------ Data supplied ------

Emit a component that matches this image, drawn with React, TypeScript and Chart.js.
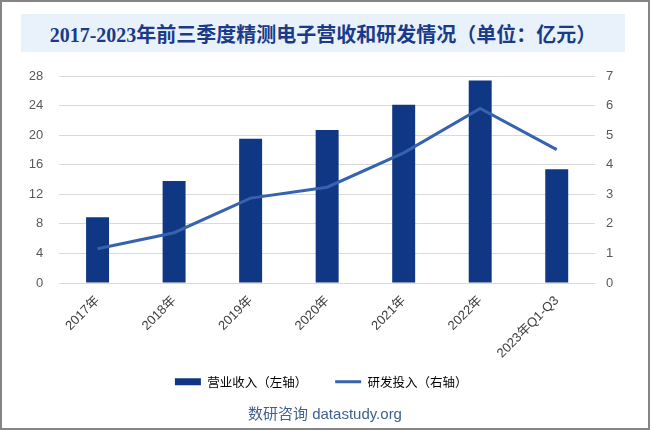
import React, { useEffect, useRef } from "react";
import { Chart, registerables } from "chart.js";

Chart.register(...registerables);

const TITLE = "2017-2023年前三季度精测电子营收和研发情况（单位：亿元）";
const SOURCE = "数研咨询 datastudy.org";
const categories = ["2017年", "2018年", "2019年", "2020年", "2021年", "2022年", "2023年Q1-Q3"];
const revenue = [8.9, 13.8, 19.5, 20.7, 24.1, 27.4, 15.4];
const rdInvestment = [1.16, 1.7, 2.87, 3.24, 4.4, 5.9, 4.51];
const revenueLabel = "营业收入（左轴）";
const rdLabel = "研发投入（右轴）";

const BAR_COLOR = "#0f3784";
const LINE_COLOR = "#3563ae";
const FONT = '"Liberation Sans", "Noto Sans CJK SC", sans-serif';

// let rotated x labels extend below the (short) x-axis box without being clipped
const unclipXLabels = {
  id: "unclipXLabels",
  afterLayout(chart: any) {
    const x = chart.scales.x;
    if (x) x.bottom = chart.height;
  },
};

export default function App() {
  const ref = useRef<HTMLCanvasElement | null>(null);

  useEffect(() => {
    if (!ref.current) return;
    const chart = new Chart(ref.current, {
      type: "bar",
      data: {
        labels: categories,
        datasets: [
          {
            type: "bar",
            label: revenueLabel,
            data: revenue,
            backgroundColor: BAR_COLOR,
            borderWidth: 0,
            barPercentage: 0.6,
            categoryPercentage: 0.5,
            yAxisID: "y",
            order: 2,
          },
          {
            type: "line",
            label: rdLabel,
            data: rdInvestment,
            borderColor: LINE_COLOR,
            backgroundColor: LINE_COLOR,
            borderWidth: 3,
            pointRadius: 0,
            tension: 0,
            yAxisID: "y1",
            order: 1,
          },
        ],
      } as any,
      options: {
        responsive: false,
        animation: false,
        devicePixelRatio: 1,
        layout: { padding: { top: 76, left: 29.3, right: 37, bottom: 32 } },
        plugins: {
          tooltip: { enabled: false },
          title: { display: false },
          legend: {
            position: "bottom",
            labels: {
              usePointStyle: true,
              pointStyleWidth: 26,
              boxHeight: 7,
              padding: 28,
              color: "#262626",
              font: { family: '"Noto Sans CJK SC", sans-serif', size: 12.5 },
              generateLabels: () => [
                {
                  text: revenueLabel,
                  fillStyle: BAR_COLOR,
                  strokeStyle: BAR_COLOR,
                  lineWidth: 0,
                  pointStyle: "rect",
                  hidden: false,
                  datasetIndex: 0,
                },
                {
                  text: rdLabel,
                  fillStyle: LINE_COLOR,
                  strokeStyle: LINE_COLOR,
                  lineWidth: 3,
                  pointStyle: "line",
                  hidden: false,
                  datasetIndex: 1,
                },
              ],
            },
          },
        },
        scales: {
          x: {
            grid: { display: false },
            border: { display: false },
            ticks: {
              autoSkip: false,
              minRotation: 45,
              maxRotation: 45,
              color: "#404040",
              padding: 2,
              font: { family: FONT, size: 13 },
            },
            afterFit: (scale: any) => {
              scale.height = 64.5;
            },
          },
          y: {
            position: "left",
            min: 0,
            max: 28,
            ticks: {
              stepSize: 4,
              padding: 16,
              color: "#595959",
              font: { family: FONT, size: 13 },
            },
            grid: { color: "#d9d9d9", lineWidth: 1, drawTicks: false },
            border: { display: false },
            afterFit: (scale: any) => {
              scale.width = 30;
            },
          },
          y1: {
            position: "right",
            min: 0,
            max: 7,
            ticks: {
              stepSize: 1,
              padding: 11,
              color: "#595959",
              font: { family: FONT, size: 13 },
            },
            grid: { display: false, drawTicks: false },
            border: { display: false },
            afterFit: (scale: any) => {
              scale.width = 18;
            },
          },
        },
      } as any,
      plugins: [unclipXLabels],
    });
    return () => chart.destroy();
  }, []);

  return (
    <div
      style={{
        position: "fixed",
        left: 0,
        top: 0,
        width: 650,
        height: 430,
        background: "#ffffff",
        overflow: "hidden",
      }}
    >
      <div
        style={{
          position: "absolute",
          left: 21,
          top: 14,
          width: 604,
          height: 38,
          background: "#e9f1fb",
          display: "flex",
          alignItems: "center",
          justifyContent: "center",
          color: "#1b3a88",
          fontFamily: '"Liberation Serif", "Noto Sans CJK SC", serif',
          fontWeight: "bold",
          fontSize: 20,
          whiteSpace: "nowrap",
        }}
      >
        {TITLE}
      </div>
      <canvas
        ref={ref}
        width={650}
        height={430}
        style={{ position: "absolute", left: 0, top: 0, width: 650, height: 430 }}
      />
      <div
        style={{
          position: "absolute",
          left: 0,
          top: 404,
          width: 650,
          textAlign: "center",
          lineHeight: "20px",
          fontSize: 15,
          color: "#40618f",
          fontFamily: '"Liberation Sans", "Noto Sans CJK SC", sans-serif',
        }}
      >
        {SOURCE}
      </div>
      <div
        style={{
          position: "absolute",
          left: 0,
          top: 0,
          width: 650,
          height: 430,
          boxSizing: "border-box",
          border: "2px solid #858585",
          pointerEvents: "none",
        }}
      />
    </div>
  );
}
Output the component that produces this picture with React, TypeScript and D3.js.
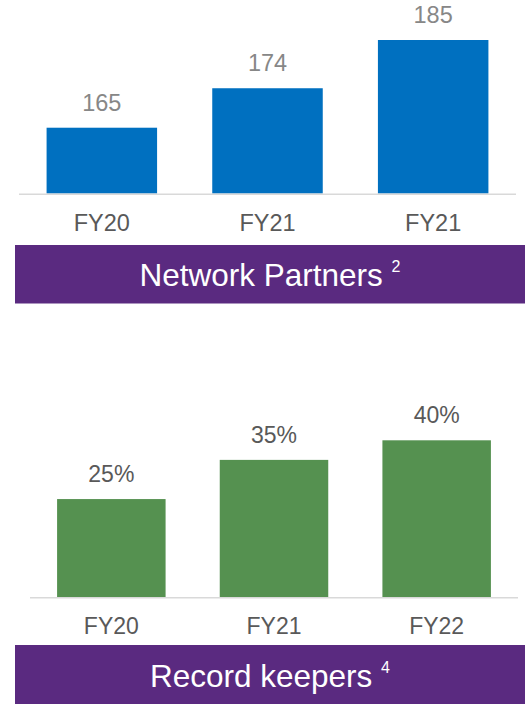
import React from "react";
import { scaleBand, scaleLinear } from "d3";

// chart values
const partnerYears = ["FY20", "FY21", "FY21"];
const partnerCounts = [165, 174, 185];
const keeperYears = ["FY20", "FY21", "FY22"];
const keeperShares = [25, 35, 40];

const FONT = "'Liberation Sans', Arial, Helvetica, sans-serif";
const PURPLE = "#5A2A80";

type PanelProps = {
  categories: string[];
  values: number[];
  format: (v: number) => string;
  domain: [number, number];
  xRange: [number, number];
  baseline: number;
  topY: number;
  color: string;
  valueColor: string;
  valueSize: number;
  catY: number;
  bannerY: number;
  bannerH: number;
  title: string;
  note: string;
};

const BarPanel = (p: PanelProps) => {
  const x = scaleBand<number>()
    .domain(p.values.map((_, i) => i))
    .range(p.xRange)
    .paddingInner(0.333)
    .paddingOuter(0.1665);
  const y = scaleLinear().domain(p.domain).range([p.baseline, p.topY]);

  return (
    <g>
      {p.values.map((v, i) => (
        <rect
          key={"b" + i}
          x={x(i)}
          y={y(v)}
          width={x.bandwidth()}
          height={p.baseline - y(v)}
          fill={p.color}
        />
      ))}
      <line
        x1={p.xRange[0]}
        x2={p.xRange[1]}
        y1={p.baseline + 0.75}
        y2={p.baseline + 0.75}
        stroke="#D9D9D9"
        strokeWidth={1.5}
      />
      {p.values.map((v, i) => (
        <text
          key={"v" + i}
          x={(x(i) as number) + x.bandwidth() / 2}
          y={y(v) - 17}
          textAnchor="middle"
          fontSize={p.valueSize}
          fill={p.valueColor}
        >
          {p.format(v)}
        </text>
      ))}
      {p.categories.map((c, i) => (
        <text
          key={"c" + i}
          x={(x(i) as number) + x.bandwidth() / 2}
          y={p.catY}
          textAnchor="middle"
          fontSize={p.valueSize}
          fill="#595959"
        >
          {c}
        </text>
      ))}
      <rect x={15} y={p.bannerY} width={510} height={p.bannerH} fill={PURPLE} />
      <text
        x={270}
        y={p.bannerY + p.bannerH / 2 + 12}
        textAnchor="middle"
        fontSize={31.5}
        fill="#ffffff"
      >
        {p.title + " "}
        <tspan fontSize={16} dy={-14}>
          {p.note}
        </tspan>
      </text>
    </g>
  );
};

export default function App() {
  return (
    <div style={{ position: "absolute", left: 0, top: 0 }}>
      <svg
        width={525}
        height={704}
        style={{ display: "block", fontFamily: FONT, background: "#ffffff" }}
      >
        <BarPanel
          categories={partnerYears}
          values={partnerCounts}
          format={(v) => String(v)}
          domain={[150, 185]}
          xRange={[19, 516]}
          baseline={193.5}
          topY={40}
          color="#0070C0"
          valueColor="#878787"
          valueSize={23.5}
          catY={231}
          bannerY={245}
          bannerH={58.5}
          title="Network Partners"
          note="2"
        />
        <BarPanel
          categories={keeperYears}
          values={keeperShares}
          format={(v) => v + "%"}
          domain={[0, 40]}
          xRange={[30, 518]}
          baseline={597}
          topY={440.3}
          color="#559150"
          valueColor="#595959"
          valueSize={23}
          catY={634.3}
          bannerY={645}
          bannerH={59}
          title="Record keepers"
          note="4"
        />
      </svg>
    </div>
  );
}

------

Task goal ::
Leave out the pictures and restate, word for word, the lines from the top of the data through the line containing "Chart.register(...registerables);", both included.

Problem solution ::
Emit a component that matches this image, drawn with React, TypeScript and Chart.js.
import React, { useEffect, useRef } from "react";
import { Chart, registerables } from "chart.js";

Chart.register(...registerables);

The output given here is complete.